Rogers chaired the House Subcommittee on Health and the Environment, was the main sponsor of the Clean Air Act of 1970 and mobilized federal research into a "war on cancer."
He also was the leader of legislation that established the National Institute of Aging and set standards for safe drinking water, noise control and emergency medical services.
Rogers worked on legislation that made used cars adhere to federal safety requirements and examined the impact of X-rays from color television sets. He pushed the Food and Drug Administration to improve its inspections of food plants and medical devices.
He also passed a comprehensive drug abuse and prevention act as well as the Medicare-Medicaid Anti-Fraud and Abuse Amendments of 1977.
Rogers was the chief sponsor in 1968 of legislation endorsed by the Johnson administration to crack down on individual users of amphetamines, barbiturates and LSD, which for the first time made it a misdemeanor to possess the drugs for one's own use.
The bill passed, but another proposed drug ban didn't.
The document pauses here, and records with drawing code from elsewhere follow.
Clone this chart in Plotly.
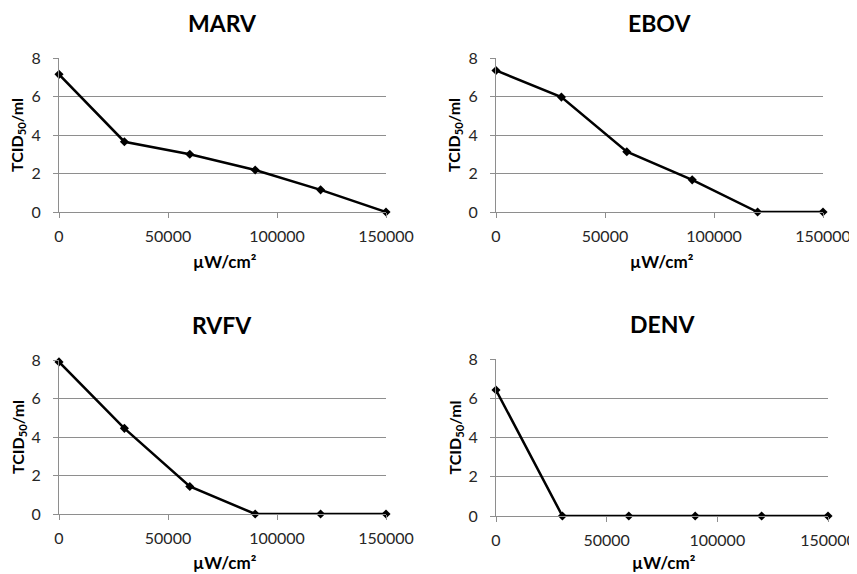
import plotly.graph_objects as go

dose = [0, 30000, 60000, 90000, 120000, 150000]
viruses = ["MARV", "EBOV", "RVFV", "DENV"]
marv = [7.15, 3.65, 3.0, 2.18, 1.15, 0]
ebov = [7.35, 5.97, 3.13, 1.67, 0, 0]
rvfv = [7.9, 4.45, 1.43, 0, 0, 0]
denv = [6.42, 0, 0, 0, 0, 0]
series = [marv, ebov, rvfv, denv]
x_ticks = [0, 50000, 100000, 150000]
y_ticks = [0, 2, 4, 6, 8]
x_title = "µW/cm²"
y_title = "<b>TCID<sub>50</sub>/ml</b>"

W, H = 857, 574
OFF = 8  # page body margin
# panel pixel boxes in the window: (left, right, top, bottom)
boxes = [(59, 386, 58, 212), (496, 823, 58, 212), (59, 386, 360, 514), (496, 828, 359, 516)]

FONT = "Lato"
GRID = "#8e8e8e"
TXT = "#262626"


def px(v):
    return (v - OFF) / W


def py(v):
    return 1 - (v - OFF) / H


fig = go.Figure()
layout = dict(
    width=W, height=H, margin=dict(l=0, r=0, t=0, b=0),
    paper_bgcolor="white", plot_bgcolor="white", showlegend=False,
    font=dict(family=FONT, color=TXT),
)
annotations = []
for i, (name, ys, box) in enumerate(zip(viruses, series, boxes)):
    k = "" if i == 0 else str(i + 1)
    l, r, t, b = box
    fig.add_trace(go.Scatter(
        x=dose, y=ys, mode="lines+markers", xaxis="x" + k, yaxis="y" + k,
        line=dict(color="black", width=2.5),
        marker=dict(symbol="diamond", size=7, color="black"),
        cliponaxis=False,
    ))
    layout["xaxis" + k] = dict(
        domain=[px(l), px(r)], anchor="y" + k, range=[0, 150000], automargin=False,
        tickvals=x_ticks, ticktext=[str(v) for v in x_ticks],
        showgrid=False, zeroline=False, showline=True, linecolor=GRID, linewidth=1,
        ticks="outside", ticklen=5, tickcolor=GRID,
        tickfont=dict(family=FONT, size=16, color=TXT), ticklabelstandoff=5,
    )
    layout["yaxis" + k] = dict(
        domain=[py(b), py(t)], anchor="x" + k, range=[0, 8], automargin=False,
        tickvals=y_ticks, showgrid=True, gridcolor=GRID, gridwidth=1,
        zeroline=False, showline=True, linecolor=GRID, linewidth=1,
        ticks="outside", ticklen=5, tickcolor=GRID,
        tickfont=dict(family=FONT, size=16, color=TXT), ticklabelstandoff=9,
    )
    cx = (l + r) / 2
    cy = (t + b) / 2
    annotations.append(dict(
        text="<b>" + name + "</b>", x=px(cx), y=py(t - 35), xref="paper", yref="paper",
        showarrow=False, font=dict(family=FONT, size=23, color="black"),
        xanchor="center", yanchor="middle",
    ))
    annotations.append(dict(
        text="<b>" + x_title + "</b>", x=px(cx + 2), y=py(min(b + 50, 562)), xref="paper", yref="paper",
        showarrow=False, font=dict(family=FONT, size=17, color="black"),
        xanchor="center", yanchor="middle",
    ))
    annotations.append(dict(
        text=y_title, x=px(l - 41), y=py(cy), xref="paper", yref="paper",
        showarrow=False, textangle=-90, font=dict(family=FONT, size=16, color="black"),
        xanchor="center", yanchor="middle",
    ))
layout["annotations"] = annotations
fig.update_layout(**layout)
fig.write_html("out.html")
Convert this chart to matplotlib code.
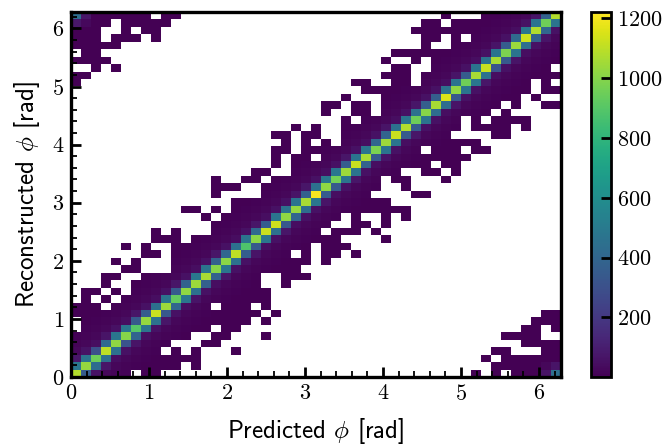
"""
Predicted vs reconstructed phi, 2D histogram read off the reference.
"""
import matplotlib
matplotlib.use("Agg")
import matplotlib.pyplot as plt
import numpy as np

plt.rcParams['font.family'] = ['cmr10', 'DejaVu Sans']
plt.rcParams['mathtext.fontset'] = 'cm'
plt.rcParams['axes.formatter.use_mathtext'] = True

###############################################################################
# Data:
n_bins = 49

# filled columns (first, last) in each row, bottom row first
row_spans = [
    [(0, 5), (7, 8), (40, 40), (42, 42), (44, 48)],
    [(0, 10), (12, 12), (42, 48)],
    [(0, 12), (41, 41), (43, 48)],
    [(0, 8), (10, 10), (12, 12), (16, 16), (42, 43), (47, 48)],
    [(0, 9), (13, 14), (45, 48)],
    [(0, 11), (14, 15), (19, 19), (43, 46)],
    [(1, 13), (15, 16), (45, 46), (48, 48)],
    [(1, 17), (19, 19), (46, 48)],
    [(0, 18), (20, 20), (47, 48)],
    [(0, 2), (4, 13), (15, 17), (19, 19)],
    [(1, 1), (3, 3), (5, 19)],
    [(1, 2), (4, 4), (6, 19)],
    [(3, 3), (6, 18), (21, 21)],
    [(3, 4), (7, 18), (21, 23)],
    [(5, 6), (10, 22)],
    [(4, 4), (6, 6), (10, 23), (25, 25)],
    [(7, 8), (10, 21), (23, 23), (25, 26), (28, 28)],
    [(5, 5), (7, 7), (10, 23), (25, 27)],
    [(8, 10), (12, 26), (31, 31)],
    [(8, 8), (10, 10), (14, 24), (26, 28), (30, 30)],
    [(14, 25), (28, 29), (31, 31)],
    [(13, 13), (15, 26), (28, 28), (31, 31), (33, 33)],
    [(11, 12), (14, 14), (16, 33)],
    [(16, 31)],
    [(14, 14), (19, 29), (34, 35)],
    [(14, 16), (19, 30), (33, 33)],
    [(14, 14), (17, 18), (20, 30), (32, 33), (37, 37)],
    [(18, 19), (22, 32), (35, 36), (38, 38)],
    [(20, 20), (22, 35), (37, 38)],
    [(20, 20), (22, 23), (25, 39)],
    [(20, 21), (23, 34), (36, 38), (40, 41)],
    [(21, 21), (23, 23), (25, 25), (27, 40)],
    [(20, 21), (23, 24), (27, 37), (42, 43)],
    [(22, 22), (24, 24), (27, 38), (40, 43), (45, 45)],
    [(27, 27), (29, 38), (40, 40), (42, 45)],
    [(25, 25), (28, 29), (31, 41), (43, 43)],
    [(25, 26), (28, 29), (31, 42), (44, 44), (47, 48)],
    [(27, 27), (31, 44), (46, 46)],
    [(29, 45), (47, 48)],
    [(0, 0), (28, 29), (32, 33), (35, 45), (47, 47)],
    [(0, 1), (31, 33), (35, 48)],
    [(2, 2), (4, 4), (32, 33), (36, 47)],
    [(0, 3), (31, 31), (34, 34), (36, 48)],
    [(1, 2), (32, 48)],
    [(0, 4), (35, 35), (38, 48)],
    [(0, 2), (4, 6), (8, 8), (35, 36), (38, 38), (40, 48)],
    [(0, 2), (5, 5), (7, 8), (34, 48)],
    [(0, 3), (5, 9), (35, 36), (38, 48)],
    [(0, 7), (9, 10), (37, 37), (41, 48)],
]

# counts on the diagonal, one per column
diagonal = [1080, 1030, 950, 1100, 1020, 1000, 900, 1030, 1120, 1040,
            930, 1020, 1040, 1060, 1000, 1010, 1100, 880, 1010, 1120,
            1130, 1020, 1030, 1060, 1210, 1020, 960, 1040, 1120, 1060,
            980, 1040, 1120, 1080, 950, 1000, 1060, 1150, 1020, 950,
            1060, 1120, 1060, 980, 1040, 1130, 1080, 950, 1080]

# one row above the diagonal, for columns 0 to 47
above_1 = [480, 470, 300, 420, 480, 480, 340, 350, 450, 470,
           350, 380, 480, 470, 380, 400, 450, 470, 420, 350,
           470, 460, 470, 370, 450, 480, 480, 350, 470, 470,
           400, 390, 450, 470, 450, 360, 360, 450, 470, 350,
           470, 460, 470, 350, 420, 480, 470, 380]

# one row below the diagonal, for columns 1 to 48
below_1 = [350, 430, 450, 450, 320, 390, 470, 450, 330, 400,
           480, 450, 370, 380, 480, 450, 360, 340, 480, 450,
           330, 400, 430, 480, 350, 340, 470, 470, 380, 340,
           470, 470, 340, 350, 470, 430, 430, 330, 470, 480,
           450, 320, 340, 470, 440, 380, 400, 470]

# two rows above the diagonal, for columns 0 to 46
above_2 = [70, 60, 45, 65, 55, 45, 70, 55, 45, 55,
           70, 55, 45, 55, 70, 55, 40, 55, 70, 45,
           55, 55, 65, 70, 55, 45, 55, 70, 55, 45,
           55, 65, 45, 55, 70, 55, 55, 45, 65, 55,
           45, 55, 65, 55, 45, 55, 65]

# two rows below the diagonal, for columns 2 to 48
below_2 = [55, 70, 45, 55, 65, 45, 55, 70, 55, 45,
           65, 55, 45, 70, 55, 55, 65, 45, 55, 70,
           45, 55, 55, 65, 45, 55, 70, 55, 45, 65,
           55, 45, 70, 55, 55, 45, 65, 55, 55, 70,
           45, 55, 65, 45, 55, 65, 55]

# typical count against distance from the diagonal, 3 to 10 bins out
tail = [22, 12, 7, 5, 3, 2, 2, 1]
far_count = 1

# corner cells where the angle wraps round: (row, column, count)
corners = [(48, 0, 430), (48, 1, 70), (47, 0, 75), (47, 1, 25),
           (0, 48, 440), (0, 47, 60), (1, 48, 65), (1, 47, 22)]

x_ticks = [0, 1, 2, 3, 4, 5, 6]
y_ticks = [0, 1, 2, 3, 4, 5, 6]
cbar_ticks = [200, 400, 600, 800, 1000, 1200]

###############################################################################
# Build the histogram:
counts = np.full((n_bins, n_bins), np.nan)
for r, spans in enumerate(row_spans):
    for first, last in spans:
        for c in range(first, last + 1):
            dist = abs(r - c)
            if 3 <= dist < 3 + len(tail):
                counts[r, c] = tail[dist - 3]
            else:
                counts[r, c] = far_count

for c in range(n_bins):
    counts[c, c] = diagonal[c]
for c, v in enumerate(above_1):
    counts[c + 1, c] = v
for c, v in enumerate(below_1):
    counts[c, c + 1] = v
for c, v in enumerate(above_2):
    counts[c + 2, c] = v
for c, v in enumerate(below_2):
    counts[c, c + 2] = v
for r, c, v in corners:
    counts[r, c] = v

edges = np.linspace(0, 2 * np.pi, n_bins + 1)

###############################################################################
# Plot:
fig = plt.figure(figsize=(6.64, 4.47), dpi=100)
ax = fig.add_axes([71 / 664, 1 - 377 / 447, 490 / 664, 365 / 447])
cax = fig.add_axes([590.5 / 664, 1 - 377 / 447, 20 / 664, 365 / 447])

mesh = ax.pcolormesh(edges, edges, np.ma.masked_invalid(counts),
                     cmap='viridis', vmin=1, vmax=1221)

ax.set_xlim(0, 2 * np.pi)
ax.set_ylim(0, 2 * np.pi)
ax.set_xticks(x_ticks)
ax.set_yticks(y_ticks)
ax.set_xticks(np.arange(0, 6.3, 0.2), minor=True)
ax.set_yticks(np.arange(0, 6.3, 0.2), minor=True)
ax.tick_params(which='major', direction='in', length=7, width=2,
               labelsize=16, pad=5)
ax.tick_params(which='minor', direction='in', length=4, width=1.3)
ax.set_xlabel(r'Predicted $\phi$ [rad]', family='cmss10', fontsize=18, labelpad=9)
ax.set_ylabel(r'Reconstructed $\phi$ [rad]', family='cmss10', fontsize=18, labelpad=7)
for spine in ax.spines.values():
    spine.set_linewidth(2.4)

cbar = fig.colorbar(mesh, cax=cax)
cbar.set_ticks(cbar_ticks)
cbar.ax.minorticks_off()
cbar.ax.tick_params(direction='in', length=7, width=2, labelsize=16, pad=5)
cbar.outline.set_linewidth(2.0)

fig.savefig('out.png', dpi=100)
Dieters and diabetics in 1977 inundated Rogers and other officials with protests as Congress considered a ban on the artificial sweetener saccharine when early animal studies connected it to increased incidence of cancer.
Rogers was an advocate of healthy habits and did not smoke, his friends said.
In a 1979 interview, the Palm Beach Post reported that he said, "I saw the potential for what could be done in the healthcare field, and it just was not being aggressively pursued. We were not looking ahead and planning."
That concern for planning led to his widely quoted statement, "Without research, there is no hope," now set in a marker on the National Institutes of Health campus.
Since leaving Congress in 1979, Rogers had been a partner in the Washington law firm Hogan & Hartson, where he started the firm's health law practice.
He served on numerous boards, including the American Cancer Society, Cleveland Clinic Foundation and Rand Corp. He was a past board chairman of the National Osteoporosis Foundation, Research!America and the Scripps Research Institute.
The main plaza at the National Institutes of Health was named for him in 2001. The federal courthouse in West Palm Beach also bears his name.
Paul Grant Rogers was born in Ocilia, Ga., on June 4, 1921, and moved to Fort Lauderdale, Fla., as a child. He graduated from the University of Florida in 1942 and served in the Army during World War II, receiving the Bronze Star for his actions in the European theater.
He graduated from the University of Florida's law school in 1948 and practiced law in Palm Beach until 1955, when he won a special election to fill the congressional seat held by his father, Dwight Rogers, who had died.
Florida's 9th Congressional District, then one of the largest in the nation as measured by geography, is now divided into 10 districts. The younger Rogers was reelected 11 times, often without opposition, and in his last campaign he won 91% of the vote.
He is survived by his wife of 46 years, Rebecca; a daughter, Rebecca Laing Sisto of Westfield, N.J.; a brother; and four grandchildren.